DIRECTIONS FOR THIS TASK -> Only the number is wanted: how many lines hold the word "diagram"?

━━━━━ PROVIDED DATA

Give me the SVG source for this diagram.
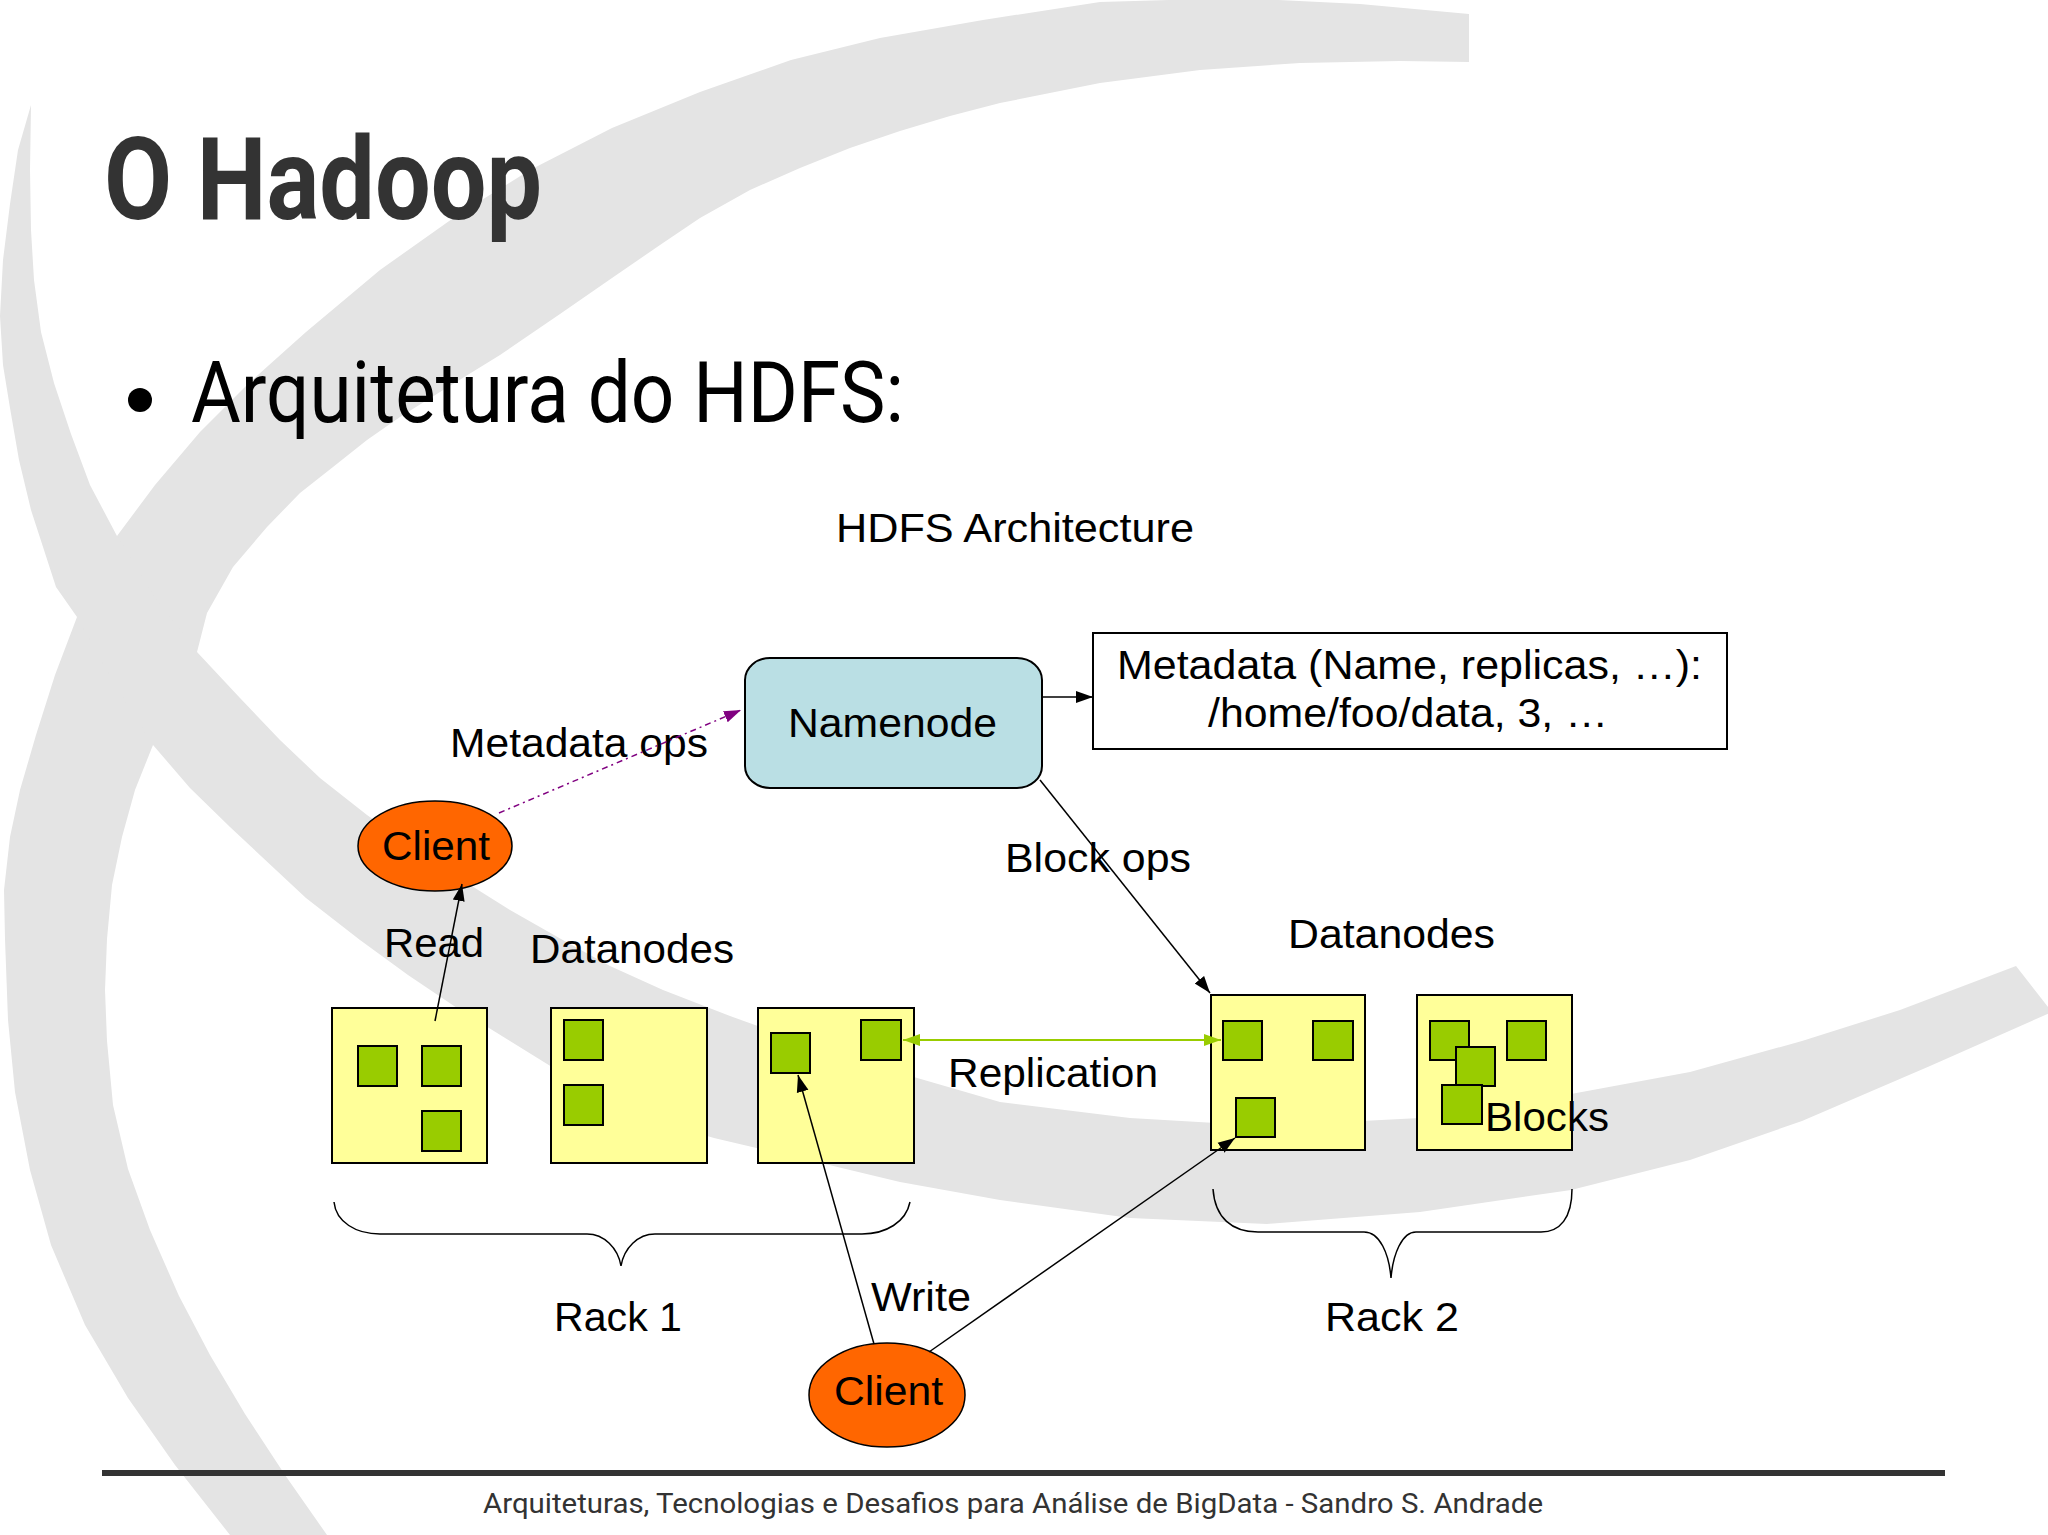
<svg xmlns="http://www.w3.org/2000/svg" width="2048" height="1535" viewBox="0 0 2048 1535">
<style>
.bg{fill:#e4e4e4;stroke:none}
.lbl{font-family:"Liberation Sans",Arial,sans-serif;font-size:41px;fill:#000}
.box{fill:#ffff99;stroke:#000;stroke-width:2}
.blk{fill:#99cc00;stroke:#000;stroke-width:2}
.cli{fill:#ff6600;stroke:#000;stroke-width:1.5}
.ln{fill:none;stroke:#000;stroke-width:1.5}
.brace{fill:none;stroke:#000;stroke-width:1.5}
</style>
<defs>
<marker id="ab" markerUnits="userSpaceOnUse" markerWidth="18" markerHeight="14" refX="17" refY="7" orient="auto"><path d="M0,1 L17,7 L0,13 z" fill="#000"/></marker>
<marker id="ag" markerUnits="userSpaceOnUse" markerWidth="18" markerHeight="14" refX="17" refY="7" orient="auto"><path d="M0,1 L17,7 L0,13 z" fill="#99cc00"/></marker>
<marker id="agr" markerUnits="userSpaceOnUse" markerWidth="18" markerHeight="14" refX="1" refY="7" orient="auto"><path d="M18,1 L1,7 L18,13 z" fill="#99cc00"/></marker>
<marker id="ap" markerUnits="userSpaceOnUse" markerWidth="18" markerHeight="14" refX="17" refY="7" orient="auto"><path d="M0,1 L17,7 L0,13 z" fill="#800080"/></marker>
</defs>
<rect width="2048" height="1535" fill="#fff"/>
<g id="background">
<polygon class="bg" points="1469,14 1360,4 1238,-2 1100,2 983,20 880,38 791,60 700,92 612,128 530,170 459,214 380,270 306,332 250,382 200,432 155,485 117,536 95,575 77,617 55,675 36,735 20,790 10,837 4,890 5,939 8,1020 15,1092 30,1170 51,1245 85,1325 128,1398 175,1465 230,1535 240,1545 345,1545 327,1535 285,1475 245,1414 210,1355 179,1296 150,1230 128,1169 113,1105 107,1041 105,990 107,939 112,885 122,837 135,790 153,745 172,700 197,652 207,613 233,567 267,527 300,493 333,467 367,440 400,417 440,392 500,355 560,314 612,278 660,245 700,218 750,190 800,168 850,148 900,131 950,116 1000,103 1100,83 1200,70 1300,63 1400,61 1469,62"/>
<polygon class="bg" points="31,105 18,150 10,204 3,260 0,316 3,365 10,408 19,460 31,510 44,550 56,587 77,617 115,685 153,745 190,788 230,827 306,898 360,940 408,975 460,1010 510,1041 560,1072 612,1102 660,1122 714,1138 800,1158 900,1182 1000,1200 1130,1218 1267,1224 1420,1212 1571,1190 1690,1160 1802,1121 1930,1066 2052,1012 2016,966 1900,1010 1802,1041 1690,1072 1571,1094 1420,1118 1267,1126 1130,1118 1000,1102 900,1073 800,1041 730,1016 663,990 610,966 561,939 510,910 459,878 410,845 367,815 320,778 280,740 240,698 197,652 155,597 117,536 90,485 71,434 54,383 41,332 34,280 31,230 30,170"/>
</g>
<g id="slide-title">
<text x="104" y="219" font-family="Roboto,'Liberation Sans',sans-serif" font-weight="700" font-size="115" fill="#333" textLength="438" lengthAdjust="spacingAndGlyphs">O Hadoop</text>
<circle cx="140" cy="400" r="12" fill="#000"/>
<text x="191" y="422" font-family="Roboto,'Liberation Sans',sans-serif" font-size="86" fill="#000" textLength="713" lengthAdjust="spacingAndGlyphs">Arquitetura do HDFS:</text>
</g>
<g id="diagram-title">
<text class="lbl" x="836" y="542" textLength="358" lengthAdjust="spacingAndGlyphs">HDFS Architecture</text>
</g>
<g id="namenode">
<rect x="745" y="658" width="297" height="130" rx="25" ry="22" fill="#badfe4" stroke="#000" stroke-width="2"/>
<text class="lbl" x="788" y="737" textLength="209" lengthAdjust="spacingAndGlyphs">Namenode</text>
</g>
<g id="metadata">
<rect x="1093" y="633" width="634" height="116" fill="#fff" stroke="#000" stroke-width="2"/>
<text class="lbl" x="1117" y="679" textLength="585" lengthAdjust="spacingAndGlyphs">Metadata (Name, replicas, …):</text>
<text class="lbl" x="1208" y="727" textLength="400" lengthAdjust="spacingAndGlyphs">/home/foo/data, 3, …</text>
</g>
<g id="client-read">
<ellipse class="cli" cx="435" cy="846" rx="77" ry="45"/>
<text class="lbl" x="382" y="860" textLength="108" lengthAdjust="spacingAndGlyphs">Client</text>
</g>
<g id="client-write">
<ellipse class="cli" cx="887" cy="1395" rx="78" ry="52"/>
<text class="lbl" x="834" y="1405" textLength="109" lengthAdjust="spacingAndGlyphs">Client</text>
</g>
<g id="rack1-datanode1">
<rect class="box" x="332" y="1008" width="155" height="155"/>
<rect class="blk" x="358" y="1046" width="39" height="40"/>
<rect class="blk" x="422" y="1046" width="39" height="40"/>
<rect class="blk" x="422" y="1111" width="39" height="40"/>
</g>
<g id="rack1-datanode2">
<rect class="box" x="551" y="1008" width="156" height="155"/>
<rect class="blk" x="564" y="1020" width="39" height="40"/>
<rect class="blk" x="564" y="1085" width="39" height="40"/>
</g>
<g id="rack1-datanode3">
<rect class="box" x="758" y="1008" width="156" height="155"/>
<rect class="blk" x="771" y="1033" width="39" height="40"/>
<rect class="blk" x="861" y="1020" width="40" height="40"/>
</g>
<g id="rack2-datanode1">
<rect class="box" x="1211" y="995" width="154" height="155"/>
<rect class="blk" x="1223" y="1021" width="39" height="39"/>
<rect class="blk" x="1313" y="1021" width="40" height="39"/>
<rect class="blk" x="1236" y="1098" width="39" height="39"/>
</g>
<g id="rack2-datanode2">
<rect class="box" x="1417" y="995" width="155" height="155"/>
<rect class="blk" x="1430" y="1021" width="39" height="39"/>
<rect class="blk" x="1507" y="1021" width="39" height="39"/>
<rect class="blk" x="1456" y="1047" width="39" height="39"/>
<rect class="blk" x="1442" y="1085" width="40" height="39"/>
</g>
<g id="labels">
<text class="lbl" x="450" y="757" textLength="258" lengthAdjust="spacingAndGlyphs">Metadata ops</text>
<text class="lbl" x="1005" y="872" textLength="186" lengthAdjust="spacingAndGlyphs">Block ops</text>
<text class="lbl" x="384" y="957" textLength="100" lengthAdjust="spacingAndGlyphs">Read</text>
<text class="lbl" x="530" y="963" textLength="204" lengthAdjust="spacingAndGlyphs">Datanodes</text>
<text class="lbl" x="1288" y="948" textLength="207" lengthAdjust="spacingAndGlyphs">Datanodes</text>
<text class="lbl" x="948" y="1087" textLength="210" lengthAdjust="spacingAndGlyphs">Replication</text>
<text class="lbl" x="1485" y="1131" textLength="124" lengthAdjust="spacingAndGlyphs">Blocks</text>
<text class="lbl" x="871" y="1311" textLength="100" lengthAdjust="spacingAndGlyphs">Write</text>
<text class="lbl" x="554" y="1331" textLength="128" lengthAdjust="spacingAndGlyphs">Rack 1</text>
<text class="lbl" x="1325" y="1331" textLength="134" lengthAdjust="spacingAndGlyphs">Rack 2</text>
</g>
<g id="connectors">
<line class="ln" x1="1042" y1="697" x2="1093" y2="697" marker-end="url(#ab)"/>
<line x1="499" y1="813" x2="741" y2="710" stroke="#800080" stroke-width="1.5" stroke-dasharray="6 4 2 4" marker-end="url(#ap)"/>
<line class="ln" x1="435" y1="1021" x2="462" y2="884" marker-end="url(#ab)"/>
<line class="ln" x1="1040" y1="780" x2="1210" y2="993" marker-end="url(#ab)"/>
<line x1="903" y1="1040" x2="1221" y2="1040" stroke="#99cc00" stroke-width="2" marker-start="url(#agr)" marker-end="url(#ag)"/>
<line class="ln" x1="874" y1="1344" x2="798" y2="1075" marker-end="url(#ab)"/>
<line class="ln" x1="929" y1="1352" x2="1235" y2="1138" marker-end="url(#ab)"/>
<path class="brace" d="M334,1202 C336,1222 356,1234 380,1234 L587,1234 C604,1234 618,1248 621,1266 C624,1248 638,1234 655,1234 L862,1234 C886,1234 906,1222 910,1202"/>
<path class="brace" d="M1213,1189 C1215,1218 1232,1232 1258,1232 L1364,1232 C1380,1232 1389,1254 1391,1278 C1393,1254 1402,1232 1416,1232 L1541,1232 C1560,1232 1572,1218 1572,1189"/>
</g>
<g id="footer">
<line x1="102" y1="1473" x2="1945" y2="1473" stroke="#333" stroke-width="6"/>
<text x="483" y="1513" font-family="Roboto,'Liberation Sans',sans-serif" font-size="28" fill="#333" textLength="1060" lengthAdjust="spacingAndGlyphs">Arquiteturas, Tecnologias e Desafios para Análise de BigData - Sandro S. Andrade</text>
</g>
</svg>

━━━━━━━━━━

RESPONSE -> 2